- _Task requirements_
Filter the entries, keeping every line with the word "this".

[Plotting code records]
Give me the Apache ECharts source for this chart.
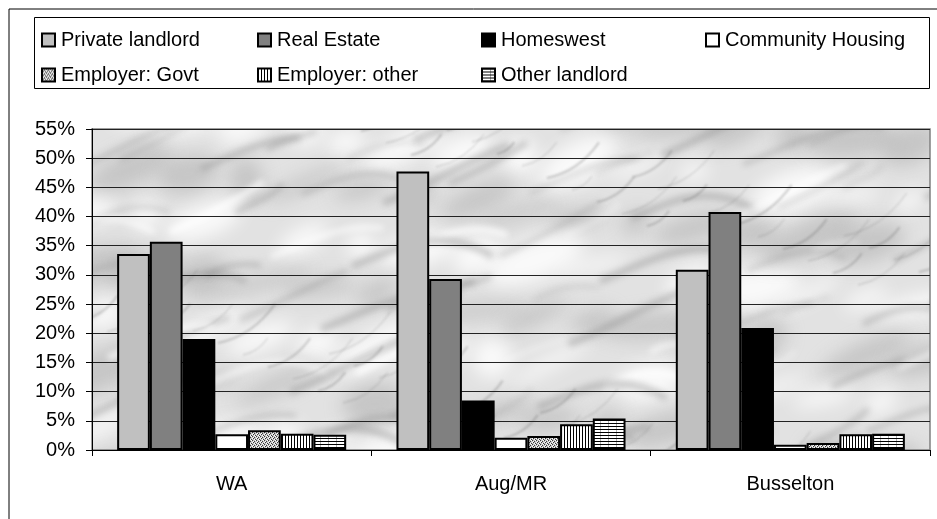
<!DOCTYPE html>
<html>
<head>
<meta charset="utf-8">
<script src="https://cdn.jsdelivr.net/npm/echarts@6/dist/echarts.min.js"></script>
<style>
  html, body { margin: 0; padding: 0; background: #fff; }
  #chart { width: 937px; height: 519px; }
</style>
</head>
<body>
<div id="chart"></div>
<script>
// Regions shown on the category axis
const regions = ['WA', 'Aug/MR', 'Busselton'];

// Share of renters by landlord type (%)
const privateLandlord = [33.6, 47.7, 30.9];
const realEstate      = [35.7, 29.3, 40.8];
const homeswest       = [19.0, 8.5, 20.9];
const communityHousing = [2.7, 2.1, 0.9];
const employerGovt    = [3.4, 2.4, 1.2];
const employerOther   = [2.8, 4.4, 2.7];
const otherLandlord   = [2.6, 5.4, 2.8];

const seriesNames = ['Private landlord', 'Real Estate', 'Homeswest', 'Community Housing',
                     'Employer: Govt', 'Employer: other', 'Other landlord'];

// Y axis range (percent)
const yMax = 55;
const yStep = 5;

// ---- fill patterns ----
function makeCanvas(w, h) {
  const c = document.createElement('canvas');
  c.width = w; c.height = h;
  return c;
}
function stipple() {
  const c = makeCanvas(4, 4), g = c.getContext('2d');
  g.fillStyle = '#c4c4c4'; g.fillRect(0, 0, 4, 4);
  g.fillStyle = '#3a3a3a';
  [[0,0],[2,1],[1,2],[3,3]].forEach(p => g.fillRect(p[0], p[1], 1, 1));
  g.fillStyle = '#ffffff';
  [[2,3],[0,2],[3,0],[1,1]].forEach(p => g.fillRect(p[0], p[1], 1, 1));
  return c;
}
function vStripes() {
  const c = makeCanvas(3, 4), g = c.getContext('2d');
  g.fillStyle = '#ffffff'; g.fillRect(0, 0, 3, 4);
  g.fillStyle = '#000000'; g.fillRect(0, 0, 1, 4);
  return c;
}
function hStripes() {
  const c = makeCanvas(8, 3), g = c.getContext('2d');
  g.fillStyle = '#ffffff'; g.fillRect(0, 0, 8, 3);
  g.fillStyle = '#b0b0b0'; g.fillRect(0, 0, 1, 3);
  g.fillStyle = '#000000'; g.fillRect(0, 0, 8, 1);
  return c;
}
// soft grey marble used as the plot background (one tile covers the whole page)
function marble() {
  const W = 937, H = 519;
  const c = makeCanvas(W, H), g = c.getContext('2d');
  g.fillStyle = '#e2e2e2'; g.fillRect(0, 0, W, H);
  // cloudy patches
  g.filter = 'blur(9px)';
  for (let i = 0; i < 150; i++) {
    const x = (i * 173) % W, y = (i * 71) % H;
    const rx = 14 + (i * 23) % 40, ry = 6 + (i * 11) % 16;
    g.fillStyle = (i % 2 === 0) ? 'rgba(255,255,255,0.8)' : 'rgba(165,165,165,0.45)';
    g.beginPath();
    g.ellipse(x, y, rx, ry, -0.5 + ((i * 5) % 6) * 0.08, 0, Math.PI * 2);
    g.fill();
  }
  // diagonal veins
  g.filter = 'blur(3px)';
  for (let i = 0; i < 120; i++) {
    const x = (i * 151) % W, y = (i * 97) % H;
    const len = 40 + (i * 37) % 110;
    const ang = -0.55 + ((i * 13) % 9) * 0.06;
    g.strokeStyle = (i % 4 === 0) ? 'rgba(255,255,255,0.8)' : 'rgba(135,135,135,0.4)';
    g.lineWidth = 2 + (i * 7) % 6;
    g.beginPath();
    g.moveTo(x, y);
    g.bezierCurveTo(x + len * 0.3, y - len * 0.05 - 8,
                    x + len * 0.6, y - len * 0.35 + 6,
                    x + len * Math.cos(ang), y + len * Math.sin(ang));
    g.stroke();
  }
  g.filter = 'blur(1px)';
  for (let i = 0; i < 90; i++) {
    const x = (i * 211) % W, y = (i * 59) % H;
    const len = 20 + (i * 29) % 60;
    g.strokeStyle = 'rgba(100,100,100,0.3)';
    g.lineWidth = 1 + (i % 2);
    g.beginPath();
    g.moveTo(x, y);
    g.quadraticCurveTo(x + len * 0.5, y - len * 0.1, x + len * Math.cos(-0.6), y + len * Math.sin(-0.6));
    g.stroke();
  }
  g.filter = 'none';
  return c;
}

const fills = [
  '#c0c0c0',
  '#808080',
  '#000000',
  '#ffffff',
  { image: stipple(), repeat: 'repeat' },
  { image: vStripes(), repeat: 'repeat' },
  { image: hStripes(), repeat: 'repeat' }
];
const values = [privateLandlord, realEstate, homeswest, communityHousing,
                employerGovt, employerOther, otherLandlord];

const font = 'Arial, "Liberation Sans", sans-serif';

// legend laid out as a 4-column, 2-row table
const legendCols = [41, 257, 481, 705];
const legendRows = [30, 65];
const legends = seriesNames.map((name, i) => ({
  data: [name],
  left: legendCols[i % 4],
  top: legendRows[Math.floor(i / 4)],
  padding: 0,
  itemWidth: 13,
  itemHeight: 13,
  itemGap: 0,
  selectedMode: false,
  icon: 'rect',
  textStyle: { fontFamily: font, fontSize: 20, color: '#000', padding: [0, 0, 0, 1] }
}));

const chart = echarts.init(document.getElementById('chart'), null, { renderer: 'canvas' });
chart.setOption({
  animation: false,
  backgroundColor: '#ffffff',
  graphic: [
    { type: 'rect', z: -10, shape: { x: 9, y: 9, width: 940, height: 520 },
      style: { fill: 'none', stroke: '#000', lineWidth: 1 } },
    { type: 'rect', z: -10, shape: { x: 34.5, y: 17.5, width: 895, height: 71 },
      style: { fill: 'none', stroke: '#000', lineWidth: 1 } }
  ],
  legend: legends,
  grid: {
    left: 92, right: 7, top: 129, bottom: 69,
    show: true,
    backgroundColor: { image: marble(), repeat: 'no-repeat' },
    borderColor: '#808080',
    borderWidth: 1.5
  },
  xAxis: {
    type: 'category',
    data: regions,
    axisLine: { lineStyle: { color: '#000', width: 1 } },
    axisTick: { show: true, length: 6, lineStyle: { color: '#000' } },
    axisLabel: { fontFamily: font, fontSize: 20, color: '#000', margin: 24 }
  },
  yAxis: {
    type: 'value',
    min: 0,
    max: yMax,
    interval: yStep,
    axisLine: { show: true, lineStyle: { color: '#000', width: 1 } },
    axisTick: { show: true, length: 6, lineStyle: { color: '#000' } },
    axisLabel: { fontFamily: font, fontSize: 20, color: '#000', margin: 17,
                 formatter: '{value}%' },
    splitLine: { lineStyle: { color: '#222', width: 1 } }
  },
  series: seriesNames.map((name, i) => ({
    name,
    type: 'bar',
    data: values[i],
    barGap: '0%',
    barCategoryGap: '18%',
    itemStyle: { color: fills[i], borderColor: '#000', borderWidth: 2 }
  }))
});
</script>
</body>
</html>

---

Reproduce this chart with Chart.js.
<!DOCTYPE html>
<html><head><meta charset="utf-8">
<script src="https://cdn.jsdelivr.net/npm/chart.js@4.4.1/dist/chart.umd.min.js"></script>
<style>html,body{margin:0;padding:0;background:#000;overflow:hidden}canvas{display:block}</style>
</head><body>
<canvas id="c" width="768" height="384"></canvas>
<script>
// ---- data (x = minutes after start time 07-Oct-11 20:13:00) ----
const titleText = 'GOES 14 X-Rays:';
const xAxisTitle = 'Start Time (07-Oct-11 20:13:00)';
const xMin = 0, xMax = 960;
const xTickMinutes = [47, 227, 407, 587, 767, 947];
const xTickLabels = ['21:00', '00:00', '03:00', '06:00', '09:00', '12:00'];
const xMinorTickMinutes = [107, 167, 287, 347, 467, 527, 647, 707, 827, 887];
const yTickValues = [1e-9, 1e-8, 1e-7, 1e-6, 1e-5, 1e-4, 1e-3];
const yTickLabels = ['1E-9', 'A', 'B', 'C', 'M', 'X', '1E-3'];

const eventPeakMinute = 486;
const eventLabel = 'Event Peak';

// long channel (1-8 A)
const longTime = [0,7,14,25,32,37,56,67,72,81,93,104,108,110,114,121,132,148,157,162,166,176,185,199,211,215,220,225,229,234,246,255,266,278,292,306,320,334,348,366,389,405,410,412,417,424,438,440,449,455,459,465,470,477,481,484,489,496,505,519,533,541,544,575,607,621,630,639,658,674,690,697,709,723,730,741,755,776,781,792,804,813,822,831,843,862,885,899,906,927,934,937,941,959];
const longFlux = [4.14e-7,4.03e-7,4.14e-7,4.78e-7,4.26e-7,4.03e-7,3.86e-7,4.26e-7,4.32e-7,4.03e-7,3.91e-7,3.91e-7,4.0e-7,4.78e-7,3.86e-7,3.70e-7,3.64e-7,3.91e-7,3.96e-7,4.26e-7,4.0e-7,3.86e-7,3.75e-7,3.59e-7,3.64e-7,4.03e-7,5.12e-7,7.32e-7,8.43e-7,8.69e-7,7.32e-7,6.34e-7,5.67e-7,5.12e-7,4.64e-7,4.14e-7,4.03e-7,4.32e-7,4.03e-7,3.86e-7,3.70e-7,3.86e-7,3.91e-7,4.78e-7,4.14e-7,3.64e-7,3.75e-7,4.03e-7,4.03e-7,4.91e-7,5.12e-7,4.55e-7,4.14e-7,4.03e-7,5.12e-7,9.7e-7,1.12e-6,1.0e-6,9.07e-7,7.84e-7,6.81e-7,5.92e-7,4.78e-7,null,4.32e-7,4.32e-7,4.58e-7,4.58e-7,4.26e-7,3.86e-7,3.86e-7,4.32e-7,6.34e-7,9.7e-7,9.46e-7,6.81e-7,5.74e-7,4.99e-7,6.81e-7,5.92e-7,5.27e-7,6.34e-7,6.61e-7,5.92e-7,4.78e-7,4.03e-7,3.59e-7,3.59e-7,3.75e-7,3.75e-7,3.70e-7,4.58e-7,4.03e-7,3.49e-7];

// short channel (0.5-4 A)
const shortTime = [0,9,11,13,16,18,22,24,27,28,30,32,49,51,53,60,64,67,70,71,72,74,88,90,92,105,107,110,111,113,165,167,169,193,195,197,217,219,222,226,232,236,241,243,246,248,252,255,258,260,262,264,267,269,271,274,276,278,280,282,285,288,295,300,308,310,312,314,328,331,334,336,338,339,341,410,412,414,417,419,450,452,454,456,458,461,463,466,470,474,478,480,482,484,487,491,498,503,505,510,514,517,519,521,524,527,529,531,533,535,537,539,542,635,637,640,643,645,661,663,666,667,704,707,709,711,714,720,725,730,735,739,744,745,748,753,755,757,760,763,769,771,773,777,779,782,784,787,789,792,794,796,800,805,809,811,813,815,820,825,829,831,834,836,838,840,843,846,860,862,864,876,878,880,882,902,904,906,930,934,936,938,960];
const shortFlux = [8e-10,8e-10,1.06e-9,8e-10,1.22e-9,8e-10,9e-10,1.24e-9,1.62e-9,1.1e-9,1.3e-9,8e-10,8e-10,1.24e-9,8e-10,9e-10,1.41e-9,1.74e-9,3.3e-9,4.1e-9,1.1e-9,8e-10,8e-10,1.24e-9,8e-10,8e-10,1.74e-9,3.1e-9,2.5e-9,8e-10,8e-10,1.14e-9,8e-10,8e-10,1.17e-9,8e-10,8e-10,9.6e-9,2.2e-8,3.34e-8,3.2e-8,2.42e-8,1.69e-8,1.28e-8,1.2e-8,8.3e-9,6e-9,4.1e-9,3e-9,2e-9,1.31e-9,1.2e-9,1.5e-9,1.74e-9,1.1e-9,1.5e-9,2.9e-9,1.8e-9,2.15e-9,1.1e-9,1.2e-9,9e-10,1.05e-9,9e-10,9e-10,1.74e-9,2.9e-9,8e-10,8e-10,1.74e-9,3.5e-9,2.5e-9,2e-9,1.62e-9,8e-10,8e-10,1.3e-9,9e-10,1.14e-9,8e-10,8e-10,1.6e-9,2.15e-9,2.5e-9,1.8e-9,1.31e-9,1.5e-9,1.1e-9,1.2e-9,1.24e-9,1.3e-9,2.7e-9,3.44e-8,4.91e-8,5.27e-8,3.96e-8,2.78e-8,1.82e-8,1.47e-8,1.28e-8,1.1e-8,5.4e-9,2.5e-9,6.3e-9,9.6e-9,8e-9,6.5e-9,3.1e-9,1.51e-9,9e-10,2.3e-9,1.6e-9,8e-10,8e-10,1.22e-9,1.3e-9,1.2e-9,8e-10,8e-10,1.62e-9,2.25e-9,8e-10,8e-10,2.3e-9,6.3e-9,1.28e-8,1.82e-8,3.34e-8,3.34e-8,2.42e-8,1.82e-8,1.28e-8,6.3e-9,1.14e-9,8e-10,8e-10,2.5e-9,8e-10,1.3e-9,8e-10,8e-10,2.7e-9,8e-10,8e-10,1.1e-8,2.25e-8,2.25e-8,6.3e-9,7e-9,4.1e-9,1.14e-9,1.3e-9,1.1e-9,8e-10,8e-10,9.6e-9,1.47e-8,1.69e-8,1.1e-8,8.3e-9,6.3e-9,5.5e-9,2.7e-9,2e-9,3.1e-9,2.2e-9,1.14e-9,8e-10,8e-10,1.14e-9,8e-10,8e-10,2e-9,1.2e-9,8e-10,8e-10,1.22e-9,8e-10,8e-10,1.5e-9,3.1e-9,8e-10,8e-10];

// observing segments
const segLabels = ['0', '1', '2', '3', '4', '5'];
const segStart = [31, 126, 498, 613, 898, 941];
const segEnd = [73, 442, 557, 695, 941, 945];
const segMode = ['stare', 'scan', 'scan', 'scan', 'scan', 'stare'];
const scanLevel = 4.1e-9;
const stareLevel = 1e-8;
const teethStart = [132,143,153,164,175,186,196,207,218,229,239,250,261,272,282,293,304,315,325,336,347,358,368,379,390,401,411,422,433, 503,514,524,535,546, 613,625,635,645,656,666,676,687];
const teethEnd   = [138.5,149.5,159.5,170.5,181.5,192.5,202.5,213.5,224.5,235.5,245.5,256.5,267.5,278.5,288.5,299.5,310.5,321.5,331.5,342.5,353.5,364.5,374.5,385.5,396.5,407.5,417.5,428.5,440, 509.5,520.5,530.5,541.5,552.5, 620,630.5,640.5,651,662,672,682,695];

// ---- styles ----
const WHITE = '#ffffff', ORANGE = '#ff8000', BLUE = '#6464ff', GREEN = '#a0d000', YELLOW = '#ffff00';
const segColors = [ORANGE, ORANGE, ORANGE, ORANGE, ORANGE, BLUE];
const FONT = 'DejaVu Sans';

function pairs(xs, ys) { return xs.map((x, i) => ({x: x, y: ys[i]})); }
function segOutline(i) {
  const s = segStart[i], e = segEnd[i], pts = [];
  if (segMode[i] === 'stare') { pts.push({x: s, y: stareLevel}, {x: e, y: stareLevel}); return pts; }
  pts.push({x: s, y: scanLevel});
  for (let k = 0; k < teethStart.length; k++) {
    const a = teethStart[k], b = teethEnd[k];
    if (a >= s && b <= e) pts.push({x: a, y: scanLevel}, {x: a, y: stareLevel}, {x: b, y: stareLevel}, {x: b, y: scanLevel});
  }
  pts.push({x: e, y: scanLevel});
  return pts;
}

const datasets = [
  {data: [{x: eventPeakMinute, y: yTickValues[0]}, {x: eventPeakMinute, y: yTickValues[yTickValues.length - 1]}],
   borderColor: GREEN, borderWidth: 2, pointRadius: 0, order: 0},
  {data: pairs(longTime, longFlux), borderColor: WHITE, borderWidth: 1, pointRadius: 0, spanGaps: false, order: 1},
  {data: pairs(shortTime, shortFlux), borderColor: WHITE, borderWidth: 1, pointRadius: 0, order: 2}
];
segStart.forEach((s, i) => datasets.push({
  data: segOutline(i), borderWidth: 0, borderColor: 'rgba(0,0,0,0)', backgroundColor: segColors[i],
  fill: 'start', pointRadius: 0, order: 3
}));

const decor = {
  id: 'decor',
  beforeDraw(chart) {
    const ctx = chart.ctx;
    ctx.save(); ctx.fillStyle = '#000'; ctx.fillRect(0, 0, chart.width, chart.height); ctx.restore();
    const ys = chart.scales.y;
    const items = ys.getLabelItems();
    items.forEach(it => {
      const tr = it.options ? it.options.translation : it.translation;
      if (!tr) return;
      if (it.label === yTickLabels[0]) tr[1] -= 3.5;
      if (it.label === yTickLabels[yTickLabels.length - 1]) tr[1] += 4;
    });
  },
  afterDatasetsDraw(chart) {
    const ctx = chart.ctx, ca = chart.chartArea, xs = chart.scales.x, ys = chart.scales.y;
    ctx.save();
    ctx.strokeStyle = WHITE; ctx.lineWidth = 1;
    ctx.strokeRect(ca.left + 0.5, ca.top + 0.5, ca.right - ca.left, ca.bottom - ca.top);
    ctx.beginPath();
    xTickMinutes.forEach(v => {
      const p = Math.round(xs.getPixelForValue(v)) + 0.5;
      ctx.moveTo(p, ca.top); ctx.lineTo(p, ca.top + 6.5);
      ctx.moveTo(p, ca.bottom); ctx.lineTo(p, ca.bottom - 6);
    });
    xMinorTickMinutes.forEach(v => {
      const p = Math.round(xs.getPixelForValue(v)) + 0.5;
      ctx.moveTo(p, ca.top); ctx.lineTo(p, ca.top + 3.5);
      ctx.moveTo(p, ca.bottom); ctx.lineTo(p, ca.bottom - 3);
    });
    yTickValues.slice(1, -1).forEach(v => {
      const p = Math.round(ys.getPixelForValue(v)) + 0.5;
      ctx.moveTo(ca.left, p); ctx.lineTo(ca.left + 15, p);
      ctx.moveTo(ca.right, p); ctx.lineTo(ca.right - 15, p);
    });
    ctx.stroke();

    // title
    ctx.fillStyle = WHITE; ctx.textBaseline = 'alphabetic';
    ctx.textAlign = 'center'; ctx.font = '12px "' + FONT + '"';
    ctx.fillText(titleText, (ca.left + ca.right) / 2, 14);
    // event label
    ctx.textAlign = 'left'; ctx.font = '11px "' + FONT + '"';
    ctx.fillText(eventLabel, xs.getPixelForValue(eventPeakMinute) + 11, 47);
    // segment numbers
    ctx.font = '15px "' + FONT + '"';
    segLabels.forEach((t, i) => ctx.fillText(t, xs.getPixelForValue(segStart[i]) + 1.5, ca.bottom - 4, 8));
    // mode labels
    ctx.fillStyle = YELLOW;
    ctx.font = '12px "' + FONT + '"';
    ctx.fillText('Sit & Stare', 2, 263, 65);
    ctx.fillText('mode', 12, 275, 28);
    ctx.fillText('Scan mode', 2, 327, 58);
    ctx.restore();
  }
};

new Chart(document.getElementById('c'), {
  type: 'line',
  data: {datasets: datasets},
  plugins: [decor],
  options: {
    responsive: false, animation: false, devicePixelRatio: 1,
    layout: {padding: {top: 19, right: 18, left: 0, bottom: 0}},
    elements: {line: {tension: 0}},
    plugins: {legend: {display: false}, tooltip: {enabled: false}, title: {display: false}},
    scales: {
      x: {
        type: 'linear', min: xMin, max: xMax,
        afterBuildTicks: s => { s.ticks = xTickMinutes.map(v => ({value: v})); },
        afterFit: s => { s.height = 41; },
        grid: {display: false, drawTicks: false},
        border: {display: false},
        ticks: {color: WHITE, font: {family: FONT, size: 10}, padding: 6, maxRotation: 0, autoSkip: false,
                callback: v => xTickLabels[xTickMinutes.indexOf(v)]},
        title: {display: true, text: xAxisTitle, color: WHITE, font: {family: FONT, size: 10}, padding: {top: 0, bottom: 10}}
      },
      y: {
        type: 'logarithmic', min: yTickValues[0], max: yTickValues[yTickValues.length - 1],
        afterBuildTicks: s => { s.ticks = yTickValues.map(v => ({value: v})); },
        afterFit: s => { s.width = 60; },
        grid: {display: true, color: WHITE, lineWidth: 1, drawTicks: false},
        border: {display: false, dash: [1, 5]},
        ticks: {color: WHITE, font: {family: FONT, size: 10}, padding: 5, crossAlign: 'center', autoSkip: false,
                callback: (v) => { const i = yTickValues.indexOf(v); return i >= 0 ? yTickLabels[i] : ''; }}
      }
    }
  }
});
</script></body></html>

- _Result below_
Give me the Apache ECharts source for this chart.
Reproduce this chart with Chart.js.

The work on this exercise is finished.